The listing below begins with the first line you should copy; stop after the line containing "10, 6, 5, 4]", and drop every picture.
** begin Data provided **
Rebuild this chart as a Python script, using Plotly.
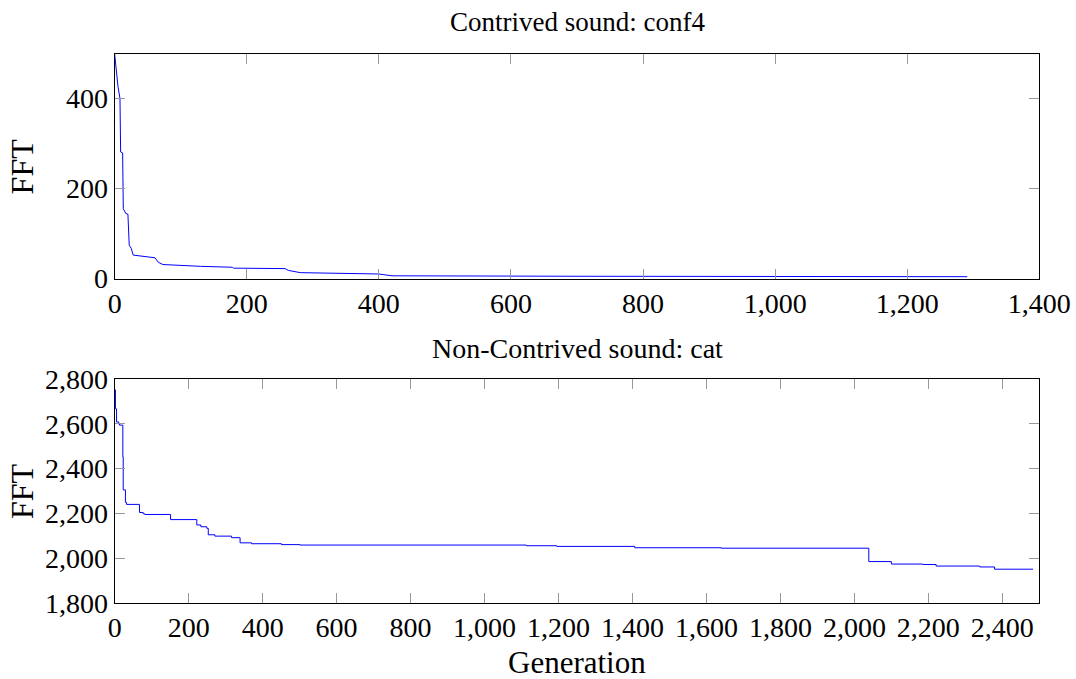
import plotly.graph_objects as go

# Top panel: Contrived sound conf4
top_gen = [0, 3, 5, 8, 9, 12, 13, 17, 20, 22, 25, 28, 46, 53, 61, 66, 73, 130, 178, 180, 258, 263, 270, 281, 400, 420, 700, 1291]
top_fft = [498, 444, 426, 400, 281, 279, 155, 144, 143, 74, 67, 52, 48, 47, 46, 36, 31, 27, 25, 23, 22, 18, 16, 13, 10, 6, 5, 4]

# Bottom panel: Non-contrived sound cat (step breakpoints)
bot_gen = [0, 2, 5, 11, 13, 22, 23, 29, 32, 67, 77, 81, 151, 222, 233, 249, 253, 271, 316, 339, 370, 451, 501,
           1113, 1195, 1406, 1640, 2039, 2100, 2185, 2221, 2339, 2379, 2483]
bot_fft = [2753, 2668, 2609, 2600, 2595, 2453, 2305, 2249, 2240, 2204, 2198, 2195, 2172, 2148, 2140, 2133, 2104, 2098,
           2091, 2068, 2064, 2060, 2058, 2055, 2052, 2046, 2044, 1984, 1973, 1971, 1964, 1960, 1950, 1950]

top_title = "Contrived sound: conf4"
bot_title = "Non-Contrived sound: cat"
x_label = "Generation"
y_label = "FFT"

FONT = "Liberation Serif"
FS = 28

fig = go.Figure()
fig.add_trace(go.Scatter(x=top_gen, y=top_fft, mode="lines", line=dict(color="rgb(0,0,255)", width=1),
                         xaxis="x", yaxis="y", showlegend=False))
fig.add_trace(go.Scatter(x=bot_gen, y=bot_fft, mode="lines", line=dict(color="rgb(0,0,255)", width=1, shape="hv"),
                         xaxis="x2", yaxis="y2", showlegend=False))

W, H = 1076, 679
xl, xr = 114.7, 1039.3
t_top, t_bot = 54.3, 278.5
b_top, b_bot = 379.3, 602.7

axis_common = dict(showline=True, linecolor="black", linewidth=1, mirror="allticks", ticks="inside",
                   ticklen=10, tickcolor="#999999", tickwidth=1, showgrid=False, zeroline=False, automargin=False,
                   tickfont=dict(family=FONT, size=FS, color="black"), tickformat=",d")

fig.update_layout(
    width=W, height=H, margin=dict(l=0, r=0, t=0, b=0),
    paper_bgcolor="white", plot_bgcolor="white",
    xaxis=dict(domain=[xl / W, xr / W], range=[0, 1400], dtick=200, tick0=0, anchor="y", **axis_common),
    yaxis=dict(domain=[1 - t_bot / H, 1 - t_top / H], range=[0, 498], dtick=200, tick0=0, anchor="x", **axis_common),
    xaxis2=dict(domain=[xl / W, xr / W], range=[0, 2500], dtick=200, tick0=0, anchor="y2", **axis_common),
    yaxis2=dict(domain=[1 - b_bot / H, 1 - b_top / H], range=[1800, 2800], dtick=200, tick0=0, anchor="x2", **axis_common),
    annotations=[
        dict(text=top_title, x=(xl + xr) / 2 / W, y=1 - 22 / H, xref="paper", yref="paper", showarrow=False,
             font=dict(family=FONT, size=27, color="black"), xanchor="center", yanchor="middle"),
        dict(text=bot_title, x=(xl + xr) / 2 / W, y=1 - 349 / H, xref="paper", yref="paper", showarrow=False,
             font=dict(family=FONT, size=28, color="black"), xanchor="center", yanchor="middle"),
        dict(text=x_label, x=(xl + xr) / 2 / W, y=1 - 662 / H, xref="paper", yref="paper", showarrow=False,
             font=dict(family=FONT, size=31, color="black"), xanchor="center", yanchor="middle"),
        dict(text=y_label, x=22 / W, y=1 - (t_top + t_bot) / 2 / H, xref="paper", yref="paper", showarrow=False,
             textangle=-90, font=dict(family=FONT, size=32, color="black"), xanchor="center", yanchor="middle"),
        dict(text=y_label, x=22 / W, y=1 - (b_top + b_bot) / 2 / H, xref="paper", yref="paper", showarrow=False,
             textangle=-90, font=dict(family=FONT, size=32, color="black"), xanchor="center", yanchor="middle"),
    ],
)

fig.write_html("out.html")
** end Data provided **
» Solution to the exercise
Rebuild this chart as a Python script, using Plotly.
import plotly.graph_objects as go

# Top panel: Contrived sound conf4
top_gen = [0, 3, 5, 8, 9, 12, 13, 17, 20, 22, 25, 28, 46, 53, 61, 66, 73, 130, 178, 180, 258, 263, 270, 281, 400, 420, 700, 1291]
top_fft = [498, 444, 426, 400, 281, 279, 155, 144, 143, 74, 67, 52, 48, 47, 46, 36, 31, 27, 25, 23, 22, 18, 16, 13, 10, 6, 5, 4]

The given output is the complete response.